T.J. Stiles writes for Bloomberg View about Charles Francis Adams Jr., whom he considers to be the first great financial journalist in American history.
“It was an outlandish episode, and Adams told it with verve and style. ‘The practice of piracy, it was thought, was battered and hung out of existence,’ he began. ‘But the freebooters have only transferred their operations to the land.’
“He vividly sketched the combatants: Though Drew was ‘shrewd, unscrupulous, and very illiterate,’ he wrote, ‘it is impossible to regard Vanderbilt’s methods or aims without recognizing the magnitude of the man’s ideas and conceding his abilities. He involuntarily excites feelings of admiration for himself and alarm for the public.’
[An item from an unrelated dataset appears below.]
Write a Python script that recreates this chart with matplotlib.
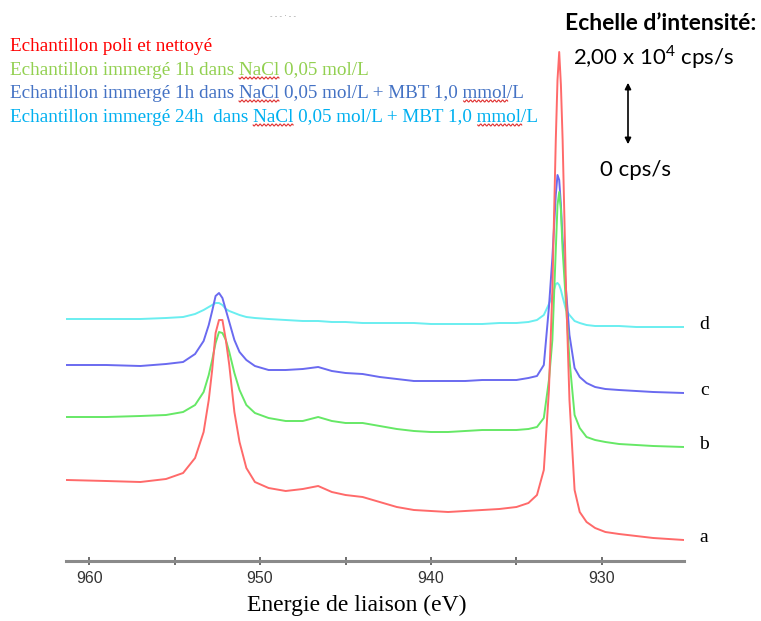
import numpy as np
import matplotlib
matplotlib.use("Agg")
import matplotlib.pyplot as plt
from matplotlib.lines import Line2D
from matplotlib.patches import FancyArrowPatch
from matplotlib.font_manager import FontProperties

# Cu 2p XPS spectra, binding energy (eV) and offset intensities (arb. units)
energy = [961.3, 959, 957, 955.5, 954.5, 953.8, 953.3, 953.0, 952.8, 952.6,
          952.4, 952.2, 952.0, 951.8, 951.5, 951.2, 950.8, 950.3, 949.5, 948.5,
          947.5, 946.6, 945.8, 945, 944, 943, 942, 941, 940, 939,
          938, 937, 936, 935, 934.3, 933.8, 933.4, 933.1, 932.9, 932.7,
          932.6, 932.5, 932.4, 932.3, 932.1, 931.9, 931.6, 931.3, 930.9, 930.4,
          929.8, 929, 928, 927, 925.2]

spec_a = [81, 80, 79, 82, 88, 103, 129, 161, 191, 228,
          241, 241, 221, 196, 149, 119, 93, 79, 73, 70,
          72, 75, 69, 66, 64, 59, 54, 51, 50, 49,
          50, 51, 52, 54, 58, 66, 91, 171, 271, 421,
          481, 509, 476, 421, 271, 161, 71, 49, 39, 33,
          29, 27, 25, 23, 21]
spec_b = [144, 144, 145, 146, 149, 156, 169, 186, 201, 218,
          229, 228, 221, 209, 188, 171, 156, 148, 143, 140,
          140, 144, 140, 138, 138, 135, 132, 130, 129, 129,
          130, 131, 131, 131, 132, 134, 143, 181, 221, 311,
          356, 369, 351, 311, 256, 201, 146, 133, 124, 121,
          119, 117, 116, 115, 114]
spec_c = [196, 196, 195, 197, 199, 207, 220, 236, 250, 265,
          268, 263, 251, 239, 221, 209, 201, 195, 191, 191,
          192, 194, 190, 188, 187, 184, 182, 180, 180, 180,
          180, 181, 181, 181, 183, 185, 196, 254, 303, 366,
          386, 381, 356, 321, 271, 226, 193, 184, 178, 174,
          172, 171, 170, 169, 168]
spec_d = [242, 242, 242, 243, 244, 247, 251, 254, 256, 258,
          258, 256, 252, 250, 248, 246, 244, 243, 242, 241,
          240, 240, 239, 239, 238, 238, 238, 238, 237, 237,
          237, 237, 238, 238, 239, 241, 246, 257, 266, 277,
          278, 276, 271, 264, 251, 246, 240, 238, 236, 235,
          235, 235, 234, 234, 234]

curve_labels = ["a", "b", "c", "d"]
curve_colors = ["#ff6a6a", "#66e866", "#6a6af0", "#6aeef0"]

legend_texts = [
    "Echantillon poli et nettoyé",
    "Echantillon immergé 1h dans NaCl 0,05 mol/L",
    "Echantillon immergé 1h dans NaCl 0,05 mol/L + MBT 1,0 mmol/L",
    "Echantillon immergé 24h  dans NaCl 0,05 mol/L + MBT 1,0 mmol/L",
]
legend_colors = ["#ff0000", "#92d050", "#4472c4", "#00b0f0"]

major_ticks = [960, 950, 940, 930]
minor_ticks = [955, 945, 935]

W, H = 761, 621
fig = plt.figure(figsize=(W / 100, H / 100), dpi=100)
plt.rcParams['mathtext.fontset'] = 'custom'
plt.rcParams['mathtext.rm'] = 'Lato'


def fx(px):
    return px / W


def fy(py):
    return 1 - py / H


ax = fig.add_axes([fx(66), fy(561), fx(684) - fx(66), fy(30) - fy(561)])
ax.set_xlim(961.35, 925.2)
ax.set_ylim(0, 531)

# draw back to front: d, c, b, a
spectra = [spec_a, spec_b, spec_c, spec_d]
for i in [3, 2, 1, 0]:
    ax.plot(energy, spectra[i], color=curve_colors[i], lw=1.4)
    ax.annotate(curve_labels[i], xy=(energy[-1], spectra[i][-1]),
                xytext=(14.5, 2), textcoords='offset points',
                ha='center', va='center', fontsize=14,
                family='Liberation Serif', color='black')

for side in ['left', 'right', 'top']:
    ax.spines[side].set_visible(False)
ax.spines['bottom'].set_color('#8a8a8a')
ax.spines['bottom'].set_linewidth(2.2)
ax.set_yticks([])
ax.set_xticks(major_ticks)
ax.set_xticks(minor_ticks, minor=True)
ax.set_xticklabels([str(t) for t in major_ticks], family='Liberation Sans')
ax.tick_params(axis='x', which='both', direction='inout', length=6,
               width=1.2, color='#555555', labelsize=11.5,
               labelcolor='#333333', pad=4)
ax.patch.set_alpha(0)

fig.text(fx(357), fy(605), "Energie de liaison (eV)", ha='center',
         va='center', fontsize=17, family='Liberation Serif')

# legend lines written as text, with spell-check squiggles
serif = FontProperties(family='Liberation Serif', size=13.8)
renderer = fig.canvas.get_renderer()
baselines = [51, 75, 98, 122]
for txt, col, base in zip(legend_texts, legend_colors, baselines):
    fig.text(fx(10), fy(base), txt, color=col, fontproperties=serif,
             ha='left', va='baseline')
    for word in ["NaCl", "mmol"]:
        k = txt.find(word)
        if k < 0:
            continue
        x0 = 10 + renderer.get_text_width_height_descent(
            txt[:k].replace(' ', '\u00a0'), serif, ismath=False)[0]
        ww = renderer.get_text_width_height_descent(word, serif, ismath=False)[0]
        xs = np.arange(x0, x0 + ww, 0.5)
        ys = base + 3 + 1.0 * np.sin(2 * np.pi * (xs - x0) / 4)
        fig.add_artist(Line2D(fx(xs), fy(ys), color='#e03030', lw=0.8))

fig.text(fx(283), fy(16), "- - - · - -", color='#999999', fontsize=5,
         ha='center', va='center')

# intensity scale bar
fig.text(fx(661), fy(23), "Echelle d\u2019intensité:", ha='center', va='center',
         fontsize=16.5, fontweight='bold', family='Lato')
fig.text(fx(654), fy(57), r"2,00 x 10$^{4}$ cps/s", ha='center', va='center',
         fontsize=16, family='Lato')
fig.text(fx(636), fy(170), "0 cps/s", ha='center', va='center',
         fontsize=16, family='Lato')
fig.add_artist(FancyArrowPatch((fx(628), fy(80)), (fx(628), fy(147)),
                               transform=fig.transFigure, arrowstyle='<|-|>',
                               mutation_scale=9, lw=1.2, color='black'))

fig.savefig("out.png", dpi=100)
“In late 1867 and early 1868, Vanderbilt tried to corner the market in Erie stock. Drew, Erie’s treasurer, sold his own company’s shares short, as was his custom. Drew and his allies, Gould and Fisk, bribed judges, created massive quantities of new shares to flood the market, scampered aboard a ferry to New Jersey to escape an arrest warrant and finally bought off the New York state legislature. Eventually Vanderbilt coerced Drew into selling out the others and repaying his losses, though he gave up his position in Erie stock.”
Read more here. Talking Biz News would argue that it was actually Henry Varnum Poor, editor of the American Railroad Journal from 1849 to 1862, who was actually the first great financial journalist in America.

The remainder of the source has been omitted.